Assessment: Alex

Reliability and Validity of Standardized Tests
Chong Ho Yu, Ph.D.s

Reliability of Standardized Tests

An acceptable standardized test should have reliability coefficients of about:

.95 for internal consistency

.90 for test-retest (stability)

.85 for alternate-forms (equivalency)

Validity of Standardized Tests

Concurrent validity, which is a form of criteron-related validity, is often reported. This is a numerical estimates of the extent to which a test correlates with another established test or tests. A valid achievement test may have concurrent validity coefficients ranging from .6 to .9.

It is most important to evaluate the content validity of standard achievement tests: Does the test items match my instructional objectives?

High reliability

Internal consistency is generally high.

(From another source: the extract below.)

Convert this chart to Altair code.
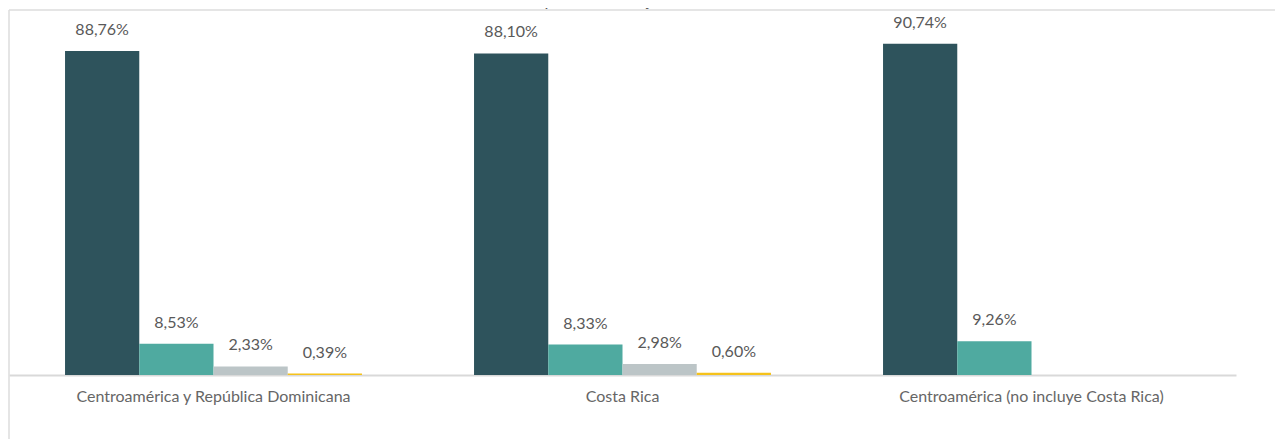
import altair as alt
import pandas as pd

regions = ["Centroamérica y República Dominicana", "Costa Rica", "Centroamérica (no incluye Costa Rica)"]
series = ["Serie 1", "Serie 2", "Serie 3", "Serie 4"]
serie_1 = [88.76, 88.10, 90.74]
serie_2 = [8.53, 8.33, 9.26]
serie_3 = [2.33, 2.98, None]
serie_4 = [0.39, 0.60, None]
colors = ["#2E535C", "#4FAAA0", "#BCC5C7", "#F5C21B"]
title_text = "con respecto al trabajo en el monitor. 2021"

rows = []
for s, vals in zip(series, [serie_1, serie_2, serie_3, serie_4]):
    for r, v in zip(regions, vals):
        if v is None:
            continue
        rows.append({"region": r, "serie": s, "valor": v,
                     "etiqueta": f"{v:.2f}".replace(".", ",") + "%"})
df = pd.DataFrame(rows)

FONT = "Lato"
W, H = 1227, 365

x_enc = alt.X("region:N", sort=regions, title=None,
              scale=alt.Scale(paddingInner=0.274, paddingOuter=0.137),
              axis=alt.Axis(labelAngle=0, ticks=False, domainColor="#D9D9D9", domainWidth=2,
                            labelFont=FONT, labelFontSize=16, labelColor="#666666",
                            labelPadding=13, labelLimit=0))
xo_enc = alt.XOffset("serie:N", sort=series, scale=alt.Scale(domain=series, paddingInner=0))
y_enc = alt.Y("valor:Q", scale=alt.Scale(domain=[0, 100]), axis=None)

base = alt.Chart(df).encode(x=x_enc, xOffset=xo_enc, y=y_enc)

bars = base.mark_bar().encode(
    color=alt.Color("serie:N", sort=series, scale=alt.Scale(domain=series, range=colors), legend=None)
)
labels = base.mark_text(font=FONT, fontSize=16, color="#595959", baseline="middle", dy=-21).encode(
    text="etiqueta:N"
)

frame_df = pd.DataFrame({"t": [title_text]})
top_line = alt.Chart(frame_df).mark_rule(color="#DDDDDD", strokeWidth=1.5).encode(
    x=alt.value(0), x2=alt.value(1270), y=alt.value(0)
)
left_line = alt.Chart(frame_df).mark_rule(color="#DDDDDD", strokeWidth=1.5).encode(
    x=alt.value(0), y=alt.value(0), y2=alt.value(440)
)
title = alt.Chart(frame_df).mark_text(font=FONT, fontSize=17, color="#595959",
                                      baseline="alphabetic", align="center").encode(
    x=alt.value(642), y=alt.value(-4), text="t:N"
)

chart = alt.layer(top_line, left_line, bars, labels, title).properties(
    width=W, height=H,
    autosize=alt.AutoSizeParams(type="none"),
    padding={"left": 1, "top": 2, "right": 39, "bottom": 64},
    background="white",
).configure_view(stroke=None)

chart.save("out.html", embed_options={"renderer": "svg", "actions": False})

Items are written by specialists, pretested, and selected on the basis of the results of a quantitative item analysis.

High degree of validity in terms of prediction

Students in an Ohio community took the Iowa Test of Basic Skills in the spring of their eighth-grade year and the Ohio Ninth Grade Proficiency Test (ONGPT) in the following fall of their ninth-grade year.
The scores from both tests, for a period of 3 consecutive years, were correlated to determine the predictability of passing or failing the ONGPT, based on the standardizedtest scores. The correlations were found to be significant for reading, mathematics, writing, and citizenship.

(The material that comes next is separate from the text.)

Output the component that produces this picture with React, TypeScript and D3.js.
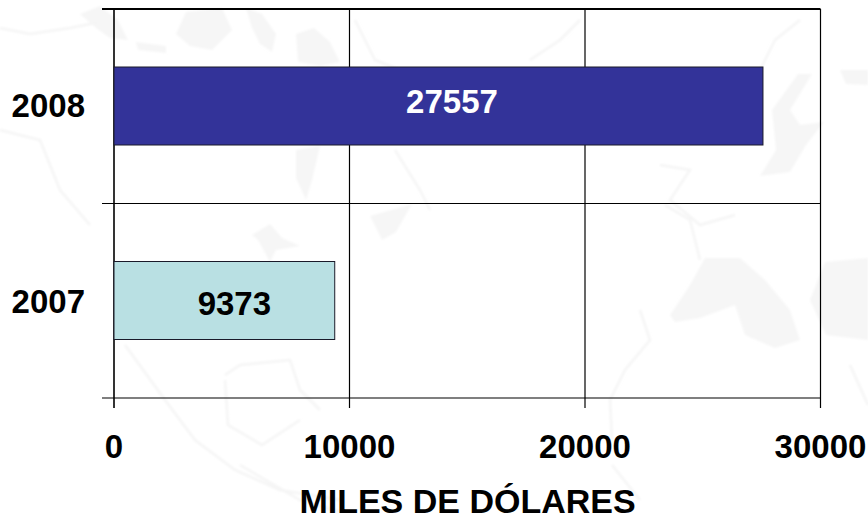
import React from "react";
import * as d3 from "d3";

const categories = ["2008", "2007"];
const values = [27557, 9373];
const barColors = ["#333399", "#b9e0e3"];
const labelColors = ["#ffffff", "#000000"];
const xTicks = [0, 10000, 20000, 30000];
const xTitle = "MILES DE DÓLARES";

const landShapes = [
  "M186,12L222,8L232,30L212,50L190,46L176,34Z",
  "M246,8L262,14L276,34L272,52L260,44L252,28Z",
  "M296,34L314,28L330,42L340,62L320,66L298,62Z",
  "M136,42L166,46L166,53L138,50Z",
  "M80,14L100,6L118,20L128,40L110,38L96,28Z",
  "M296,150L320,146L312,180L306,200L296,178Z",
  "M252,235L270,224L282,238L300,246L276,250L270,262L258,240Z",
  "M370,216L412,204L396,232L382,240Z",
  "M798,74L812,74L790,110L800,125L824,122L806,145L790,172L760,176L776,150L772,110Z",
  "M670,315L690,285L705,258L740,258L765,280L790,310L800,340L775,348L745,335L735,305L700,318L675,322Z",
  "M825,262L868,258L868,340L826,335L810,300Z",
  "M840,70L868,70L868,85L846,84Z",
];
const coastLines = [
  "M0,28L30,34L70,28L100,22",
  "M0,130L40,140L60,190L90,225",
  "M125,345L165,400L195,440L235,470L280,490L340,500",
  "M225,375L240,365L290,360L300,390L320,410",
  "M225,380L228,425L262,445L300,420",
  "M355,20L375,60L400,70",
  "M395,150L420,190L430,210",
  "M530,60L560,40L580,20",
  "M640,310L650,340L625,370L610,400L612,440",
  "M612,465L640,500",
  "M760,70L775,40L800,20",
  "M660,165L690,170L670,200L700,225L735,215",
  "M665,205L690,220L700,260",
  "M850,365L868,405",
  "M240,465L300,500L340,512",
];

export default function App() {
  const x = d3.scaleLinear().domain([0, 30000]).range([114, 820.5]);
  const y = d3.scaleBand().domain(categories).range([9, 398]);
  const bandPad = 58;
  const font = "'Liberation Sans', Arial, sans-serif";
  const top = y.range()[0];
  const bottom = y.range()[1];
  const edges = [top, y(categories[1])!, bottom];
  const valueShift = [13.5, 10];
  const valueBase = [113, 315];
  const categoryBase = [117, 312.5];

  return (
    <svg
      width={868}
      height={517}
      style={{ position: "absolute", left: 0, top: 0, background: "#fff" }}
      fontFamily={font}
      fontWeight="bold"
    >
      <defs>
        <filter id="soft" x="-5%" y="-5%" width="110%" height="110%">
          <feGaussianBlur stdDeviation="1.2" />
        </filter>
      </defs>
      <g filter="url(#soft)">
        {landShapes.map((d, i) => (
          <path key={i} d={d} fill="#f6f6f6" />
        ))}
        {coastLines.map((d, i) => (
          <path key={i} d={d} fill="none" stroke="#f5f5f5" strokeWidth={2.5} />
        ))}
      </g>

      {xTicks.map((t) => (
        <line key={t} x1={x(t)} x2={x(t)} y1={top} y2={408} stroke="#000" strokeWidth={t === 0 ? 1.6 : 1.2} />
      ))}
      {edges.map((e, i) => (
        <line key={i} x1={102} x2={x(30000)} y1={e} y2={e} stroke="#000" strokeWidth={i === 0 ? 1.8 : 1.2} />
      ))}

      {categories.map((c, i) => {
        const y0 = y(c)! + bandPad;
        const h = y.bandwidth() - 2 * bandPad - 0.5;
        return (
          <g key={c}>
            <rect
              x={x(0)}
              y={y0}
              width={x(values[i]) - x(0)}
              height={h}
              fill={barColors[i]}
              stroke="#1a1a2a"
              strokeWidth={1}
            />
            <text x={(x(0) + x(values[i])) / 2 + valueShift[i]} y={valueBase[i]} textAnchor="middle" fontSize={33} fill={labelColors[i]}>
              {values[i]}
            </text>
            <text x={85} y={categoryBase[i]} textAnchor="end" fontSize={33} fill="#000">
              {c}
            </text>
          </g>
        );
      })}

      {xTicks.map((t) => (
        <text key={t} x={x(t)} y={458} textAnchor="middle" fontSize={33} fill="#000">
          {t}
        </text>
      ))}
      <text x={467.5} y={513} textAnchor="middle" fontSize={34} fill="#000">
        {xTitle}
      </text>
    </svg>
  );
}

It was also shown that the percentages of students failing the ONGPT who scored below the third stanine were high in three areas (reading--60 percent, mathematics--93 percent, and citizenship--90 percent). Therefore, stanine scores can be helpful predictors of the need for intervention programs.

Standardized tests are impersonal

Informal evaulation is subject to Hawthrone effect and Halo effect. However, standardized tests are robust against human attitudes.

During the course of a large-scale study of teacher preparation for standardized tests in two low-stakes school districts, the question of whether the attitudes of teachers about standardized tests are a factor in their administration of mandated standardized tests in the classroom was addressed.

Third-, fourth-, and sixth-grade teachers (n=178) completed a survey of perceptions of standardized tests that also asked how much time teachers spent preparing their classes for the tests.

Students in one school district took the Comprehensive Test of Basic Skills in grades 3 and 6, while fourth graders in the other district took the Iowa Test of Basic Skills.

Teachers' perceptions of standardized tests varied, but were not consistently related either to the effort that teachers put into preparing for the tests or to their students' test performance. It was concluded that teachers administered the tests in ways largely uninfluenced by their personal feelings as reflected in the Likert items of the survey.